When working with SIMD intrinsics, it helps to have a thorough understanding of computer memory. In this post, I hope to shed some light on a really simple but essential operation to figure out if memory is aligned at a 16 byte boundary.

When writing an SSE algorithm loop that transforms or uses an array, one would start by making sure the data is aligned on a 16 byte boundary. If not, a single “warmup pass” of the algorithm is usually performed to prepare for the main loop. Many programmers use a variant of the following line to find out if the array pointer is adequately aligned.

if (((intptr_t)array_pointer & 0xF) != 0) {

/* unaligned pre-pass */

}


So what is happening? I will use theoretical 8 bit pointers to explain the operation. Lets illustrate using pointers to the addresses 16 (0x10) and 92 (0x5C). 92 being unaligned.

16          92
0001 0000 | 0101 1100

We first cast the pointer to a intptr_t (the debate is up whether one should use uintptr_t instead). This allows us to use bitwise operations on the pointer itself.

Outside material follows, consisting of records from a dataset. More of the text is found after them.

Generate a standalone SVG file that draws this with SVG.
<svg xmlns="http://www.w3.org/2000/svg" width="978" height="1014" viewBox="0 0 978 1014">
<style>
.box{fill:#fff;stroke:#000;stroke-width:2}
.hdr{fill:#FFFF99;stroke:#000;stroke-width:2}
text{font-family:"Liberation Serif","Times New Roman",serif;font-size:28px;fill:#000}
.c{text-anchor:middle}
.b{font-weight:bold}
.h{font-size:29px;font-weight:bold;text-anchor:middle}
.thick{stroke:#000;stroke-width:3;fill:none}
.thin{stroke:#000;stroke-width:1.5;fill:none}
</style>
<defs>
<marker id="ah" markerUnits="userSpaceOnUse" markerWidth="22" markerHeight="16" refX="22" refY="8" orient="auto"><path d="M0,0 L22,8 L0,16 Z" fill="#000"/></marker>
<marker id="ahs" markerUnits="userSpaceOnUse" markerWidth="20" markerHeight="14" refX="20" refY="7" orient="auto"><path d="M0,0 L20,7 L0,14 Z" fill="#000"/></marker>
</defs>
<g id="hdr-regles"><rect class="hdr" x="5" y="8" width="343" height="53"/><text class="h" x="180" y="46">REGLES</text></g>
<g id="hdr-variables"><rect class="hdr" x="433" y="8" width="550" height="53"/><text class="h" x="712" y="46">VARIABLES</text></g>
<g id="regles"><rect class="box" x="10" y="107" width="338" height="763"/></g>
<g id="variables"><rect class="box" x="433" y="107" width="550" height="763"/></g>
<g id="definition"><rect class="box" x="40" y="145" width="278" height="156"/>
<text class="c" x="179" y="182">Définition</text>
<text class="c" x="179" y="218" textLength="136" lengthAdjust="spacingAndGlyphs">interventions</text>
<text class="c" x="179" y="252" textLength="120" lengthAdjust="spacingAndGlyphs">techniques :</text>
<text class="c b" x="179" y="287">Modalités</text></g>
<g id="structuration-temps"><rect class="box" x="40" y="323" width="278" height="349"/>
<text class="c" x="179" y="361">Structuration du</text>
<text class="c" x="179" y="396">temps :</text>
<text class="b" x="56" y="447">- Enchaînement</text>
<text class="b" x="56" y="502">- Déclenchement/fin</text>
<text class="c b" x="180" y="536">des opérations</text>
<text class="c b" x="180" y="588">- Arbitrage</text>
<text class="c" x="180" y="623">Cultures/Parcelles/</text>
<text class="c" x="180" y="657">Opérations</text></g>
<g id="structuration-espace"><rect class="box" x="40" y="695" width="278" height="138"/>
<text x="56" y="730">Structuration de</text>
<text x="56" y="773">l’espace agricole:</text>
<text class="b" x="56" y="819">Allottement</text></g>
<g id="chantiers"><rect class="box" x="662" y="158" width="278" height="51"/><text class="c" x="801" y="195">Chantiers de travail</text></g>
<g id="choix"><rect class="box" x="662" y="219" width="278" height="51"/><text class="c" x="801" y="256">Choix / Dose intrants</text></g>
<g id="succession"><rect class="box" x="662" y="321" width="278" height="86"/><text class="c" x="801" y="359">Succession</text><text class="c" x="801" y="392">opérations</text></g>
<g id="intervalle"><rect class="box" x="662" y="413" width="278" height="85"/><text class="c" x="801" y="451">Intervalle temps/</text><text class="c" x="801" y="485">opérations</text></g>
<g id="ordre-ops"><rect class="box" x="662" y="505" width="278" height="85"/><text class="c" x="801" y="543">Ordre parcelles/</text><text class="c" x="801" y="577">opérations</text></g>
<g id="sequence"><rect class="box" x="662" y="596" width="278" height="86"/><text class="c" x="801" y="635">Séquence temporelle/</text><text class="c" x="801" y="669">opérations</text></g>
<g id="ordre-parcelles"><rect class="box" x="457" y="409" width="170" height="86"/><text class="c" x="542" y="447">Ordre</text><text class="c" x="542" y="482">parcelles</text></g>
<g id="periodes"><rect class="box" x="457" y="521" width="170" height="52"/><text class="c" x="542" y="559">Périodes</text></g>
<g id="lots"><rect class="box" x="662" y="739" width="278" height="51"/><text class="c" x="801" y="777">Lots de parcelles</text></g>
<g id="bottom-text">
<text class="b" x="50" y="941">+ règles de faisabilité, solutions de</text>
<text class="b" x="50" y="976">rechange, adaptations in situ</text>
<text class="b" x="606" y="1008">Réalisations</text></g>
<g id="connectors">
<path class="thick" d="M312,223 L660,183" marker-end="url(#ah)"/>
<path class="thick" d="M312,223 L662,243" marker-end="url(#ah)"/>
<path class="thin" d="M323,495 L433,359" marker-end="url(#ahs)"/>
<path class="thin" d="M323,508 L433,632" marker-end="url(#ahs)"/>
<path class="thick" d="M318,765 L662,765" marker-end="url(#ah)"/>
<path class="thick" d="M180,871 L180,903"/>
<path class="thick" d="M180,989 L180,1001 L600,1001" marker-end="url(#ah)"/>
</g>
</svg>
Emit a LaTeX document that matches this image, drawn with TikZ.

Next, we bitwise multiply the address with 15 (0xF). This operation masks the higher bits of the memory address, except the last 4, like so.

16          92
0001 0000 | 0101 1100
0000 1111 | 0000 1111  & 0xF
---------------------

The cryptic if statement now becomes very clear and intuitive. We simply mask the upper portion of the address, and check if the lower 4 bits are zero. If they aren’t, the address isn’t 16 byte aligned and we need to pre-heat our SIMD loop.